Xícaras com arte de Claudio Miklos (Monge Kômyô)
A nossa maior dificuldade é perceber que nosso eu é construído completamente, nossas infelicidades são construídas por nossos pensamentos. Sobre o passado por arrependimento e por memórias, ou sobre o futuro por imaginações, expectativas e ambições. Nós construímos um eu e suas infelicidades e angústias com esses pensamentos. Se conseguirmos jogar fora todos eles e sentarmos aqui e esquecermos, penetraremos na dimensão suprema. A dimensão suprema mostra que todas as coisas surgem dela e nenhuma tem um eu ou uma existência própria. Tudo que julgamos como um eu ou existência própria é atribuído, não é verdadeiro.
Essa xícara foi construída com barro, forma e cozida num forno. Tornou-se uma xícara. Nós olhamos para ela e a chamamos de xícara. Ela funciona no mundo e contem chá. Mas a xícara ela existe por si mesma? Não. Para que ela seja uma xícara é necessário que haja barro, oleiro, forno, esmalte e mais do que isso é necessário um ser que olhe para ela, veja sua utilidade e diga “xícara”. Esse que olha para ela enxerga sua utilidade de conter o chá, que a chama de xícara é quem faz com que ela tenha uma identidade.
Nós, de forma muito mais complexa, também somos assim. Surgimos da dimensão suprema e como manifestações da dimensão suprema. Então nos manifestamos nesse mundo de forma histórica e temporária. Voltando a analogia da onda e do vento. Estes fenômenos surgem no ar ou na água e não existem por si mesmos, são manifestações. Nós que acreditamos em nós mesmos, na nossa consciência e em nosso eu, somos manifestações dessa consolidação de pensamentos, confundimos o fluxo dos nossos pensamentos como uma identidade separada. Confundimos esse fluxo com um eu. A xícara parece um ser separado e existente por si mesmo, dizemos xícara e somos capazes de nos entristecer se ela cair no chão e quebrar. Se for antiga e tiver pertencido a nossa avó e tivermos atribuído a ela um determinado significado, ficaremos entristecidos ao vê-la quebrar. Mas onde existe a xícara? Só na nossa memória e mente ela pertenceu a nossa avó. Só no nosso aprendizado do que é uma xícara ela tornou-se uma xícara. Só por a concebermos como receptáculo é que ela é uma xícara.
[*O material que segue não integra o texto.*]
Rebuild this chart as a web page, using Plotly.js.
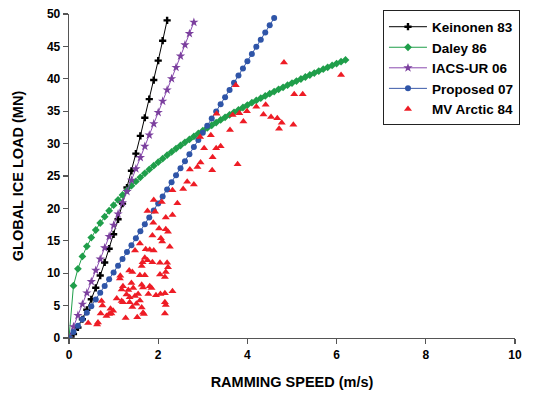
<!DOCTYPE html>
<html>
<head>
<meta charset="utf-8">
<script src="https://cdn.plot.ly/plotly-3.0.1.min.js"></script>
<style>html,body{margin:0;padding:0;background:#fff;}#chart{width:536px;height:396px;}</style>
</head>
<body>
<div id="chart"></div>
<script>
// Keinonen 83
const keinonenSpeed = [0,0.1,0.2,0.3,0.4,0.5,0.6,0.7,0.8,0.9,1.0,1.1,1.2,1.3,1.4,1.5,1.6,1.7,1.8,1.9,2.0,2.1,2.2];
const keinonenLoad  = [0,0.61,1.63,2.89,4.36,5.98,7.75,9.64,11.66,13.78,16.00,18.32,20.73,23.22,25.80,28.46,31.19,33.99,36.87,39.81,42.81,45.88,49.02];

// Daley 86
const daleySpeed = [0,0.1,0.2,0.3,0.4,0.5,0.6,0.7,0.8,0.9,1.0,1.1,1.2,1.3,1.4,1.5,1.6,1.7,1.8,1.9,2.0,2.1,2.2,2.3,2.4,2.5,2.6,2.7,2.8,2.9,3.0,3.1,3.2,3.3,3.4,3.5,3.6,3.7,3.8,3.9,4.0,4.1,4.2,4.3,4.4,4.5,4.6,4.7,4.8,4.9,5.0,5.1,5.2,5.3,5.4,5.5,5.6,5.7,5.8,5.9,6.0,6.1,6.2];
const daleyLoad  = [0,8.07,10.68,12.59,14.15,15.49,16.67,17.75,18.73,19.64,20.50,21.31,22.07,22.80,23.50,24.16,24.79,25.42,26.01,26.59,27.14,27.68,28.21,28.72,29.23,29.71,30.19,30.65,31.11,31.56,31.99,32.42,32.83,33.25,33.65,34.05,34.44,34.83,35.20,35.57,35.94,36.31,36.66,37.01,37.36,37.70,38.03,38.37,38.69,39.02,39.34,39.65,39.97,40.28,40.59,40.89,41.19,41.49,41.77,42.06,42.35,42.64,42.92];

// IACS-UR 06
const iacsSpeed = [0,0.1,0.2,0.3,0.4,0.5,0.6,0.7,0.8,0.9,1.0,1.1,1.2,1.3,1.4,1.5,1.6,1.7,1.8,1.9,2.0,2.1,2.2,2.3,2.4,2.5,2.6,2.7,2.8];
const iacsLoad  = [0,1.74,3.48,5.22,6.96,8.70,10.44,12.18,13.92,15.66,17.40,19.14,20.88,22.62,24.36,26.10,27.84,29.58,31.32,33.06,34.80,36.54,38.28,40.02,41.76,43.50,45.24,46.98,48.72];

// Proposed 07
const proposedSpeed = [0,0.1,0.2,0.3,0.4,0.5,0.6,0.7,0.8,0.9,1.0,1.1,1.2,1.3,1.4,1.5,1.6,1.7,1.8,1.9,2.0,2.1,2.2,2.3,2.4,2.5,2.6,2.7,2.8,2.9,3.0,3.1,3.2,3.3,3.4,3.5,3.6,3.7,3.8,3.9,4.0,4.1,4.2,4.3,4.4,4.5,4.6];
const proposedLoad  = [0,0.92,1.89,2.89,3.89,4.91,5.94,6.97,8.01,9.05,10.10,11.15,12.21,13.27,14.33,15.40,16.47,17.54,18.61,19.69,20.77,21.85,22.93,24.02,25.10,26.19,27.28,28.37,29.47,30.56,31.66,32.76,33.86,34.96,36.06,37.17,38.27,39.38,40.49,41.59,42.71,43.81,44.93,46.04,47.16,48.27,49.38];

// MV Arctic 84 (measured)
const arcticSpeed = [4.82,6.10,5.05,5.24,3.74,4.20,4.41,3.67,3.82,3.99,3.31,4.36,4.53,4.67,4.77,5.03,4.71,3.91,3.61,3.18,2.94,3.03,3.30,3.40,3.22,3.78,2.95,2.88,3.21,2.71,2.65,2.80,2.56,2.32,2.43,2.32,
  1.90,2.08,1.76,1.93,2.17,1.89,2.02,2.17,2.22,1.87,2.06,2.09,1.59,2.26,1.72,1.81,1.90,1.48,1.70,1.76,1.87,2.04,2.20,1.65,
  1.35,1.42,1.63,2.22,1.15,1.14,1.59,1.70,2.04,2.15,2.17,1.40,1.21,1.63,1.66,1.81,1.85,1.18,1.33,1.44,1.29,1.36,1.48,1.55,1.07,1.18,1.21,1.78,1.95,2.05,2.15,2.32,1.36,1.42,1.51,1.59,1.63,2.15,2.17,0.73,0.75,0.93,0.99,0.95,0.90,0.84,0.71,1.27,1.53,1.66,1.68,0.65,0.63,0.43,2.15];
const arcticLoad  = [42.5,40.6,37.6,37.6,39.0,35.7,36.0,34.4,34.7,35.0,34.6,34.5,34.1,33.9,33.2,32.9,32.3,33.4,32.1,31.3,31.0,29.3,29.3,29.6,27.9,26.8,27.1,26.4,25.9,26.0,24.1,23.7,23.0,22.8,20.8,19.0,
  21.3,21.0,19.6,19.5,18.6,17.8,16.9,16.8,16.4,15.8,15.4,14.9,14.6,14.1,13.7,13.6,13.5,13.5,12.4,12.0,11.7,11.6,11.6,11.7,
  10.4,10.2,11.1,10.9,9.6,9.2,9.7,9.7,9.8,9.4,10.2,8.5,8.0,8.2,7.8,8.0,7.7,7.5,7.4,7.7,6.7,6.3,6.5,6.8,6.1,5.7,5.5,6.8,6.6,6.8,6.9,7.2,5.5,4.8,5.3,5.8,4.7,5.5,5.1,5.7,5.0,4.5,4.2,3.8,3.7,3.4,3.8,3.1,3.2,3.9,3.7,2.4,2.1,2.3,3.8];

const xTicks = [0,2,4,6,8,10];
const yTicks = [0,5,10,15,20,25,30,35,40,45,50];

const FONT = 'Arial, "Liberation Sans", sans-serif';

const traces = [
  {x: keinonenSpeed, y: keinonenLoad, name: 'Keinonen 83', mode: 'lines+markers',
   line: {color: '#000000', width: 1}, marker: {symbol: 'cross', size: 6, color: '#000000'}},
  {x: daleySpeed, y: daleyLoad, name: 'Daley 86', mode: 'lines+markers',
   line: {color: '#1f9e4a', width: 1}, marker: {symbol: 'diamond', size: 6, color: '#1f9e4a'}},
  {x: iacsSpeed, y: iacsLoad, name: 'IACS-UR 06', mode: 'lines+markers',
   line: {color: '#8a4bb0', width: 1}, marker: {symbol: 'star', size: 7, color: '#7b3f9e'}},
  {x: proposedSpeed, y: proposedLoad, name: 'Proposed 07', mode: 'lines+markers',
   line: {color: '#3a5aa8', width: 1}, marker: {symbol: 'circle', size: 6, color: '#2f55a8'}},
  {x: arcticSpeed, y: arcticLoad, name: 'MV Arctic 84', mode: 'markers',
   marker: {symbol: 'triangle-up', size: 7, color: '#ee1c25'}}
];

const layout = {
  width: 536, height: 396,
  margin: {l: 69, r: 21, t: 10, b: 58},
  paper_bgcolor: '#ffffff', plot_bgcolor: '#ffffff',
  font: {family: FONT, color: '#000'},
  showlegend: true,
  legend: {x: 0.704, y: 1.011, xanchor: 'left', yanchor: 'top', itemwidth: 38,
    bgcolor: '#ffffff', bordercolor: '#222', borderwidth: 1,
    font: {family: FONT, size: 13.5, color: '#000', weight: 'bold'}},
  xaxis: {range: [0, 10], tickvals: xTicks, ticktext: xTicks.map(String),
    showgrid: false, zeroline: false, showline: true, linecolor: '#555', linewidth: 1.3,
    ticks: 'outside', ticklen: 5, tickcolor: '#555', tickwidth: 1.3,
    tickfont: {family: FONT, size: 12, weight: 'bold', color: '#000'},
    title: {text: 'RAMMING SPEED (m/s)', standoff: 16, font: {family: FONT, size: 14.5, weight: 'bold', color: '#000'}}},
  yaxis: {range: [0, 50], tickvals: yTicks, ticktext: yTicks.map(String),
    showgrid: false, zeroline: false, showline: true, linecolor: '#555', linewidth: 1.3,
    ticks: 'outside', ticklen: 5, tickcolor: '#555', tickwidth: 1.3,
    tickfont: {family: FONT, size: 12, weight: 'bold', color: '#000'},
    title: {text: 'GLOBAL ICE LOAD (MN)', standoff: 20, font: {family: FONT, size: 14.5, weight: 'bold', color: '#000'}}}
};

Plotly.newPlot('chart', traces, layout, {displayModeBar: false, staticPlot: true});
</script>
</body>
</html>
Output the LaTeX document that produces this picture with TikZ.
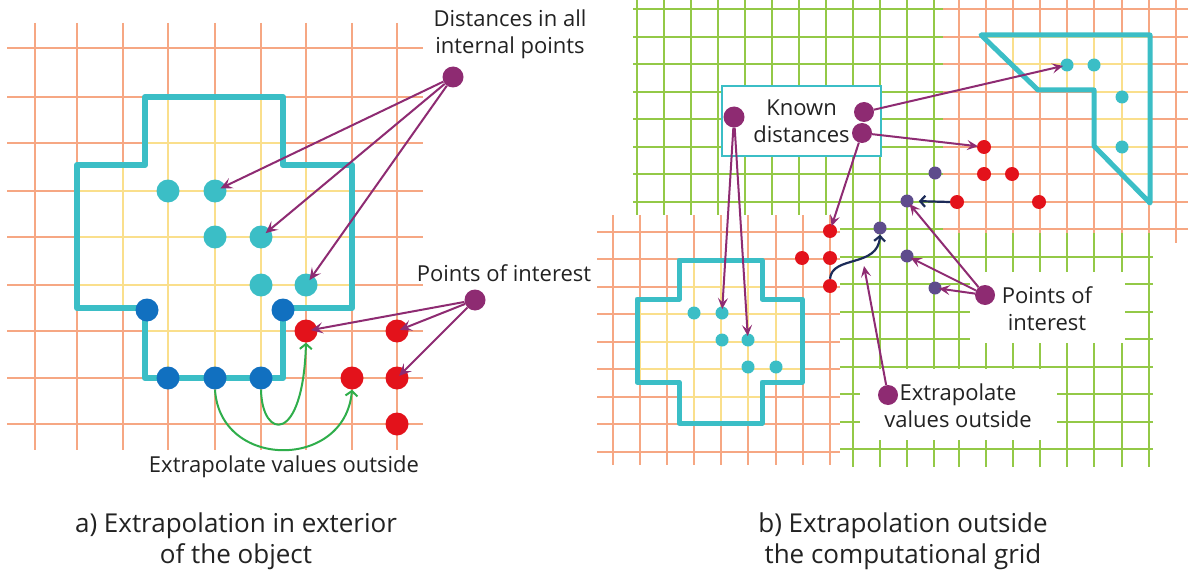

Para um ser primitivo que jamais viu uma xícara ela não seria nada. Se eu der a xícara para minha cadela, ela pensará que é um brinquedo, morderá, e se conseguir quebrá-la, pegará seus cacos e espalhará pelo jardim, porque para ela uma xícara não é uma xícara. A xícara só existe na mente de quem a entende como receptáculo, e olha para ela e a transforma com sua percepção e mente. É fácil entendermos isso sobre a xícara, mas difícil entendermos isso sobre os outros seres.